You don't need a lot of sun to create a spectacular outdoor space (and P.S., it's cool in there!)

By Leslie Land

For most of the year, I’m full-on for full sun. Bright flowers, lush herbs, homegrown vegetables and fruits fill my winter planning sessions and summer working days. Then comes August, reminding me what a special love I have for the shade garden.

It’s cool in there. Trees block the searing sun. Eyes wearied by the proverbial riot of color in the cutting garden find rest and refreshment in the shade garden’s subtle play of green on green and its occasional touches of white, pink and lavender.

Another nice thing: large, low-maintenance plants. Broad-leaved hostas shade out weeds and provide a great background for more delicate plants. Ferns form dense colonies, further discouraging the weeds, and the procession of shade flowers — including columbines in spring, astilbes in summer and bugbanes in autumn — are just about trouble-free.

Not all shade is created equal; there are many degrees, from the “dappled light” I enjoy to near darkness. And since many “shade plants” do need some sun, it’s wise to know what you’re dealing with before you start making choices. There’s no real consensus, but this shade definition chart gives you the general idea.

Of course, knowing your own conditions isn’t the same as being happy with them, so it’s good to realize that you can change at least some of those conditions.

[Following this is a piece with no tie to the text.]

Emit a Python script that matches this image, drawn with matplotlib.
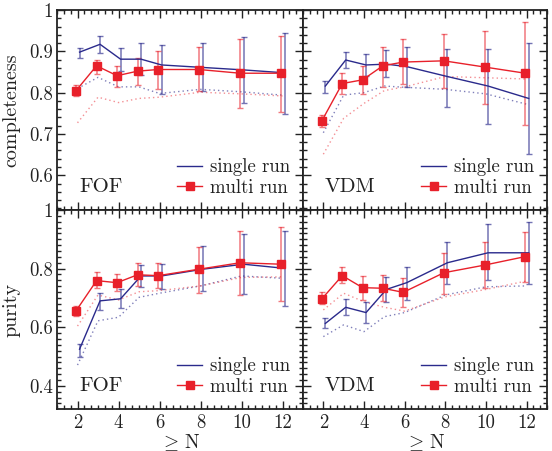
import matplotlib
matplotlib.use("Agg")
import matplotlib.pyplot as plt
from matplotlib.ticker import MultipleLocator, FuncFormatter
import numpy as np

plt.rcParams['font.family'] = 'serif'
plt.rcParams['font.serif'] = ['cmr10']
plt.rcParams['mathtext.fontset'] = 'cm'
plt.rcParams['axes.formatter.use_mathtext'] = True

N = [2, 3, 4, 5, 6, 8, 10, 12]

# completeness, FOF
c_fof_single = [0.898, 0.917, 0.881, 0.881, 0.867, 0.861, 0.855, 0.848]
c_fof_single_hi = [0.909, 0.938, 0.909, 0.919, 0.915, 0.919, 0.934, 0.945]
c_fof_single_lo = [0.885, 0.897, 0.853, 0.843, 0.796, 0.804, 0.776, 0.748]
c_fof_multi = [0.805, 0.865, 0.841, 0.852, 0.856, 0.856, 0.847, 0.847]
c_fof_multi_hi = [0.818, 0.879, 0.865, 0.885, 0.901, 0.910, 0.929, 0.938]
c_fof_multi_lo = [0.792, 0.845, 0.814, 0.818, 0.810, 0.805, 0.764, 0.754]
c_fof_single_dot = [0.810, 0.837, 0.814, 0.814, 0.798, 0.808, 0.802, 0.794]
c_fof_multi_dot = [0.727, 0.789, 0.776, 0.786, 0.789, 0.801, 0.797, 0.792]

# completeness, VDM
c_vdm_single = [0.816, 0.879, 0.867, 0.869, 0.863, 0.839, 0.816, 0.786]
c_vdm_single_hi = [0.829, 0.899, 0.893, 0.902, 0.910, 0.905, 0.906, 0.919]
c_vdm_single_lo = [0.798, 0.859, 0.840, 0.837, 0.814, 0.766, 0.724, 0.651]
c_vdm_multi = [0.732, 0.822, 0.831, 0.865, 0.874, 0.877, 0.862, 0.847]
c_vdm_multi_hi = [0.747, 0.848, 0.865, 0.911, 0.929, 0.941, 0.950, 0.972]
c_vdm_multi_lo = [0.717, 0.797, 0.797, 0.814, 0.820, 0.812, 0.772, 0.722]
c_vdm_single_dot = [0.703, 0.794, 0.800, 0.816, 0.813, 0.808, 0.797, 0.772]
c_vdm_multi_dot = [0.651, 0.738, 0.774, 0.805, 0.814, 0.839, 0.836, 0.833]

# purity, FOF
p_fof_single = [0.525, 0.690, 0.697, 0.775, 0.775, 0.798, 0.815, 0.801]
p_fof_single_hi = [0.543, 0.716, 0.729, 0.812, 0.816, 0.878, 0.917, 0.929]
p_fof_single_lo = [0.497, 0.659, 0.664, 0.736, 0.730, 0.724, 0.712, 0.672]
p_fof_multi = [0.656, 0.759, 0.752, 0.779, 0.776, 0.798, 0.820, 0.815]
p_fof_multi_hi = [0.673, 0.787, 0.782, 0.820, 0.820, 0.875, 0.928, 0.941]
p_fof_multi_lo = [0.639, 0.733, 0.725, 0.741, 0.733, 0.718, 0.710, 0.690]
p_fof_single_dot = [0.471, 0.622, 0.634, 0.702, 0.716, 0.741, 0.775, 0.767]
p_fof_multi_dot = [0.604, 0.710, 0.693, 0.721, 0.725, 0.741, 0.770, 0.772]

# purity, VDM
p_vdm_single = [0.613, 0.668, 0.650, 0.729, 0.752, 0.820, 0.854, 0.854]
p_vdm_single_hi = [0.630, 0.696, 0.685, 0.772, 0.807, 0.892, 0.951, 0.958]
p_vdm_single_lo = [0.596, 0.642, 0.613, 0.687, 0.693, 0.747, 0.761, 0.746]
p_vdm_multi = [0.697, 0.776, 0.735, 0.733, 0.719, 0.786, 0.812, 0.841]
p_vdm_multi_hi = [0.719, 0.807, 0.775, 0.778, 0.767, 0.854, 0.892, 0.926]
p_vdm_multi_lo = [0.679, 0.750, 0.693, 0.689, 0.668, 0.713, 0.733, 0.755]
p_vdm_single_dot = [0.568, 0.608, 0.585, 0.636, 0.650, 0.710, 0.738, 0.741]
p_vdm_multi_dot = [0.659, 0.716, 0.687, 0.668, 0.655, 0.704, 0.729, 0.758]

BLUE = '#2a2a8c'
RED = '#e8202a'
INK = '#222222'

W, H = 552, 451
fig = plt.figure(figsize=(W / 100, H / 100), dpi=100)
xl, xm, xr = 57 / W, 303 / W, 547 / W
yt, ym, yb = 1 - 10 / H, 1 - 210 / H, 1 - 409 / H
ax_tl = fig.add_axes([xl, ym, xm - xl, yt - ym])
ax_tr = fig.add_axes([xm, ym, xr - xm, yt - ym])
ax_bl = fig.add_axes([xl, yb, xm - xl, ym - yb])
ax_br = fig.add_axes([xm, yb, xr - xm, ym - yb])

x = np.array(N, dtype=float)
off_m, off_s = -0.07, 0.1


def draw(ax, s, s_hi, s_lo, m, m_hi, m_lo, sd, md, label):
    s, m = np.array(s), np.array(m)
    ax.plot(x, sd, ls=(0, (1, 2.2)), color=BLUE, lw=1.0, alpha=0.6)
    ax.plot(x, md, ls=(0, (1, 2.2)), color=RED, lw=1.0, alpha=0.5)
    ax.errorbar(x + off_s, s, yerr=[s - np.array(s_lo), np.array(s_hi) - s],
                fmt='none', ecolor=BLUE, elinewidth=1.1, capsize=2.5, alpha=0.65)
    ax.errorbar(x + off_m, m, yerr=[m - np.array(m_lo), np.array(m_hi) - m],
                fmt='none', ecolor=RED, elinewidth=1.1, capsize=2.5, alpha=0.6)
    ax.plot(x + off_s, s, '-', color=BLUE, lw=1.0, label='single run')
    ax.plot(x + off_m, m, '-s', color=RED, lw=1.0, ms=6, label='multi run')
    ax.text(0.09, 0.07, label, transform=ax.transAxes, fontsize=15,
            color=INK, ha='left', va='bottom')
    ax.legend(loc='lower right', frameon=False, fontsize=13.5, handlelength=1.35,
              handletextpad=0.4, labelspacing=0.15, borderaxespad=0.3,
              labelcolor=INK)


draw(ax_tl, c_fof_single, c_fof_single_hi, c_fof_single_lo,
     c_fof_multi, c_fof_multi_hi, c_fof_multi_lo, c_fof_single_dot, c_fof_multi_dot, 'FOF')
draw(ax_tr, c_vdm_single, c_vdm_single_hi, c_vdm_single_lo,
     c_vdm_multi, c_vdm_multi_hi, c_vdm_multi_lo, c_vdm_single_dot, c_vdm_multi_dot, 'VDM')
draw(ax_bl, p_fof_single, p_fof_single_hi, p_fof_single_lo,
     p_fof_multi, p_fof_multi_hi, p_fof_multi_lo, p_fof_single_dot, p_fof_multi_dot, 'FOF')
draw(ax_br, p_vdm_single, p_vdm_single_hi, p_vdm_single_lo,
     p_vdm_multi, p_vdm_multi_hi, p_vdm_multi_lo, p_vdm_single_dot, p_vdm_multi_dot, 'VDM')

fmt = FuncFormatter(lambda v, p: '%g' % round(v, 3))
for ax in (ax_tl, ax_tr, ax_bl, ax_br):
    ax.set_xlim(1, 13)
    ax.xaxis.set_major_locator(MultipleLocator(2))
    ax.xaxis.set_minor_locator(MultipleLocator(1 / 3))
    ax.tick_params(which='both', direction='in', top=True, right=True,
                   labelsize=13.5, colors=INK, width=1.0)
    ax.tick_params(which='major', length=6)
    ax.tick_params(which='minor', length=3)
    for sp in ax.spines.values():
        sp.set_linewidth(1.3)
        sp.set_color(INK)

for ax in (ax_tl, ax_tr):
    ax.set_ylim(0.516, 1.0)
    ax.yaxis.set_major_locator(MultipleLocator(0.1))
    ax.yaxis.set_minor_locator(MultipleLocator(0.02))
    ax.tick_params(labelbottom=False)
for ax in (ax_bl, ax_br):
    ax.set_ylim(0.321, 1.0)
    ax.yaxis.set_major_locator(MultipleLocator(0.2))
    ax.yaxis.set_minor_locator(MultipleLocator(0.02))
    ax.xaxis.set_major_formatter(FuncFormatter(lambda v, p: '%d' % v))
    ax.set_xlabel(r'$\geq\,$N', fontsize=14, labelpad=0, color=INK)
for ax in (ax_tr, ax_br):
    ax.tick_params(labelleft=False)
for ax in (ax_tl, ax_bl):
    ax.yaxis.set_major_formatter(fmt)
    ax.tick_params(axis='y', pad=3)

ax_tl.set_ylabel('completeness', fontsize=14.5, color=INK)
ax_bl.set_ylabel('purity', fontsize=14.5, color=INK)
ax_tl.yaxis.set_label_coords(-0.15, 0.5)
ax_bl.yaxis.set_label_coords(-0.15, 0.5)

fig.savefig('out.png', dpi=100)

To get more light: Where the problem is a canopy of branches, remove lower limbs or, if there's still too much shade, take down one or more trees. (We cut down several extra wild apples and alders.) Shade that comes from buildings can’t really be altered, but painting walls white can add a lot of brightness. And if sun hits the walls but not the ground, you know it’s up there, so try putting pots on pedestals so the light can reach them.

To block the sun: Planting trees seems obvious, and it's fine for those with either time — decades — or money. (You can buy and install a 40-footer if you have $10,000 or $12,000 you’re not doing anything else with.) Quicker, easier and slightly less costly remedies include pergolas, arbors, simple arches and screens.

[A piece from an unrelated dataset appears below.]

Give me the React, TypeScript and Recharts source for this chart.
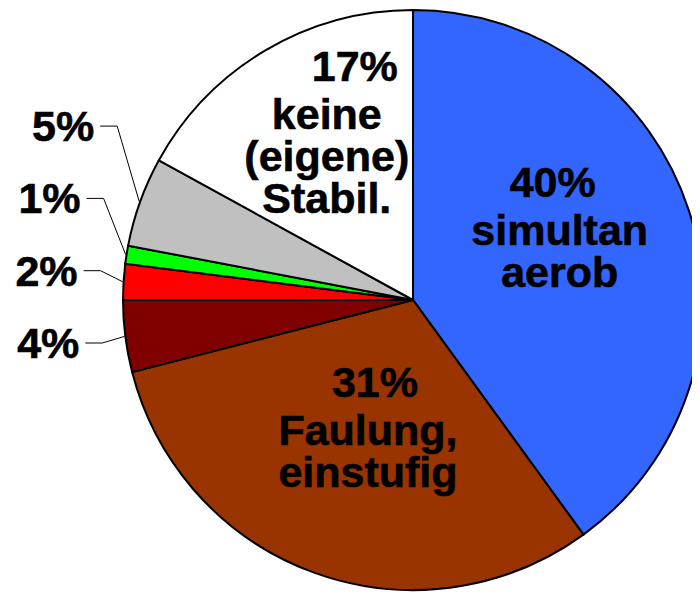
import { PieChart, Pie, Cell } from "recharts"

const names = ["simultan aerob", "Faulung, einstufig", "a", "b", "c", "d", "keine (eigene) Stabil."]
const values = [40, 31, 4, 2, 1, 5, 17]
const colors = ["#3366FF", "#993300", "#800000", "#FF0000", "#00FF00", "#C0C0C0", "#FFFFFF"]
const textLines: string[][] = [
  ["simultan", "aerob"],
  ["Faulung,", "einstufig"],
  [],
  [],
  [],
  [],
  ["keine", "(eigene)", "Stabil."],
]

const data = names.map((name, i) => ({ name, value: values[i] }))

// nudges for the big inside labels (relative to the slice midpoint)
const insideNudge: Record<number, { dx: number; dy: number; pctDx: number }> = {
  0: { dx: -5, dy: -54, pctDx: -7 },
  1: { dx: 9, dy: -53, pctDx: 7 },
  6: { dx: -5, dy: -82, pctDx: 28 },
}

const RADIAN = Math.PI / 180
const FONT = "'Liberation Sans', Arial, sans-serif"
const FS = 43

function renderLabel(props: any) {
  const { cx, cy, midAngle, outerRadius, index, value } = props
  const cos = Math.cos(-midAngle * RADIAN)
  const sin = Math.sin(-midAngle * RADIAN)

  if (value >= 10) {
    const r = outerRadius * 0.55
    const n = insideNudge[index] ?? { dx: 0, dy: 0, pctDx: 0 }
    const x = cx + r * cos + n.dx
    const y = cy + r * sin + n.dy
    return (
      <g>
        <text x={x + n.pctDx} y={y} textAnchor="middle" fontFamily={FONT} fontWeight="bold" fontSize={FS} fill="#000" stroke="#000" strokeWidth={0.6}>
          {value}%
        </text>
        {textLines[index].map((line, i) => (
          <text key={i} x={x} y={y + 48 + 42 * i} textAnchor="middle" fontFamily={FONT} fontWeight="bold" fontSize={FS} fill="#000" stroke="#000" strokeWidth={0.6}>
            {line}
          </text>
        ))}
      </g>
    )
  }

  // small slices: stacked labels on the left with elbow leader lines
  const order = index - 2
  const ex = cx + (outerRadius + 1) * cos
  const ey = cy + (outerRadius + 1) * sin
  const lineY = cy + 43 - 72.3 * order
  const elbowX = ex - 22
  const startX = elbowX - 17
  return (
    <g>
      <polyline points={`${startX},${lineY} ${elbowX},${lineY} ${ex},${ey}`} fill="none" stroke="#000" strokeWidth={1} />
      <text x={startX - 6} y={lineY + 15} textAnchor="end" fontFamily={FONT} fontWeight="bold" fontSize={FS} fill="#000" stroke="#000" strokeWidth={0.6}>
        {value}%
      </text>
    </g>
  )
}

export default function App() {
  return (
    <div style={{ width: 692, height: 586, overflow: "hidden" }}>
      <PieChart width={692} height={586} margin={{ top: 0, right: 0, bottom: 0, left: 0 }}>
        <Pie
          data={data}
          dataKey="value"
          nameKey="name"
          cx={405}
          cy={292}
          outerRadius={290}
          startAngle={90}
          endAngle={-270}
          stroke="#000"
          strokeWidth={2}
          label={renderLabel}
          labelLine={false}
          isAnimationActive={false}
        >
          {data.map((d, i) => (
            <Cell key={d.name} fill={colors[i]} />
          ))}
        </Pie>
      </PieChart>
    </div>
  )
}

(MORE: Battery-Powered Tools Benefit Older Gardeners)

Shade Garden Perennial All-Stars: Ferns and Hostas

Ferns: These are the workhorses of any shade garden, in part because they’ll grow in any shade garden. Settings with a fair amount of filtered light are better for some varieties, like royal ferns, but maidenhair ferns and licorice ferns will grow well even in deeply shaded areas.

The Hardy Fern Society has a very useful list of ferns organized by proposed location: deep shade, sun, containers and more. One warning: Some ferns can spread aggressively. Hay-scented fern, ostrich fern and cinnamon fern, for instance, are notorious for this. To avoid being inundated, Google whatever catches your eye before adopting it, to see how much it spreads.

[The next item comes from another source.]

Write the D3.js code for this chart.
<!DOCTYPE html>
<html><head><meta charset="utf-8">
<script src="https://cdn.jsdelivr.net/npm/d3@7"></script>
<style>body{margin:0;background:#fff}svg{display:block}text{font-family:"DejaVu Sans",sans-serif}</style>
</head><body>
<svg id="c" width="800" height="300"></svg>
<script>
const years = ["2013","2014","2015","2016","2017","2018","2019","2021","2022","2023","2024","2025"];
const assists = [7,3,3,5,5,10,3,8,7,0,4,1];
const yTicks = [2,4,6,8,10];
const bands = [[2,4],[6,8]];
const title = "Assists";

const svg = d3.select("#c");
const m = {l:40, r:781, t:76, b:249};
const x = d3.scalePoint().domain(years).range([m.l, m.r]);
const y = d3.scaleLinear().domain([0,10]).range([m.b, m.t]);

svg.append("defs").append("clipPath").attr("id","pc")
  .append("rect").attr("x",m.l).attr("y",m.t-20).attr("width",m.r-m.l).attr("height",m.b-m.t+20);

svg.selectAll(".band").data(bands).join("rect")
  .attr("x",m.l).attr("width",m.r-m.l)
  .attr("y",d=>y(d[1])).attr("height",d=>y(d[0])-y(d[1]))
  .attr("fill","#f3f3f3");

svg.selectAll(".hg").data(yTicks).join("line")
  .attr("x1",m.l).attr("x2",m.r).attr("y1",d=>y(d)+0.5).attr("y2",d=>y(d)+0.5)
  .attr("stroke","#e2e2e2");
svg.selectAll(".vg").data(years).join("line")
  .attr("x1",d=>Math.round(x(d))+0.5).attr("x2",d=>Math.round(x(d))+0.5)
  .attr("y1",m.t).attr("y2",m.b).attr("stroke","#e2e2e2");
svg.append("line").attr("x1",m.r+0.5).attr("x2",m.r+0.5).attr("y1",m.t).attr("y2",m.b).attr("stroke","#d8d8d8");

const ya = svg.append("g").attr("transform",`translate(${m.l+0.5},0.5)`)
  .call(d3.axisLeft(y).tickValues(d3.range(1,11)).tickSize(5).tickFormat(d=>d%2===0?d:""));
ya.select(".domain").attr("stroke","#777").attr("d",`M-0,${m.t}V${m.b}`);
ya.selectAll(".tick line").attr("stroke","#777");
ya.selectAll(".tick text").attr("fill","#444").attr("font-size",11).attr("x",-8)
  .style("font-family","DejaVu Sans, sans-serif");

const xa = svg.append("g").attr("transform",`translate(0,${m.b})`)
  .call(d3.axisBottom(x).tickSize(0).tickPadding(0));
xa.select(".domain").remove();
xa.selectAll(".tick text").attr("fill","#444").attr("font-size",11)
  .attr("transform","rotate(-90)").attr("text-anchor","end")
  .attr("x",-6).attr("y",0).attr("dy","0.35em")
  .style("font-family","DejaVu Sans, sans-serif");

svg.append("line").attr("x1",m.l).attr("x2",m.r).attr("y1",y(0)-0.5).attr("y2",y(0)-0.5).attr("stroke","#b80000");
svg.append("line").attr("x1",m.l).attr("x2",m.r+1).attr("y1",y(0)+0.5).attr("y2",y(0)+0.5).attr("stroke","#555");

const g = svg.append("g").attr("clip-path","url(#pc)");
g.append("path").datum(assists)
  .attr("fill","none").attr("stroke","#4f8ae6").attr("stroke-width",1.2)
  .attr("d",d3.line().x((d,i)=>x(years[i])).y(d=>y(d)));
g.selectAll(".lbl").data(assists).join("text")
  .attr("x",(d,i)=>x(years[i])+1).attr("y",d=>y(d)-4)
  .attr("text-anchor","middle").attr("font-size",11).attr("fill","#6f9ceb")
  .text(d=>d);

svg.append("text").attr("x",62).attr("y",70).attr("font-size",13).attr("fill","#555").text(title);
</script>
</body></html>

Hostas: There are about 3,000 named varieties registered with the American Hosta Society, so don’t talk to me about the limitations of green — or green with white or yellow. There are blues, too (the color comes from a waxy coating on the leaves).

The older I get, the more I appreciate plants large enough to impress with sheer mass, so most of my hostas are giants like Sum and Substance. Just one three-by-five-foot specimen rising among the ferns is a garden all by itself, and a ribbon of giants at the edge of the woods is as calm as a stone wall. But there’s no shortage of miniatures, many of which are ideal for containers.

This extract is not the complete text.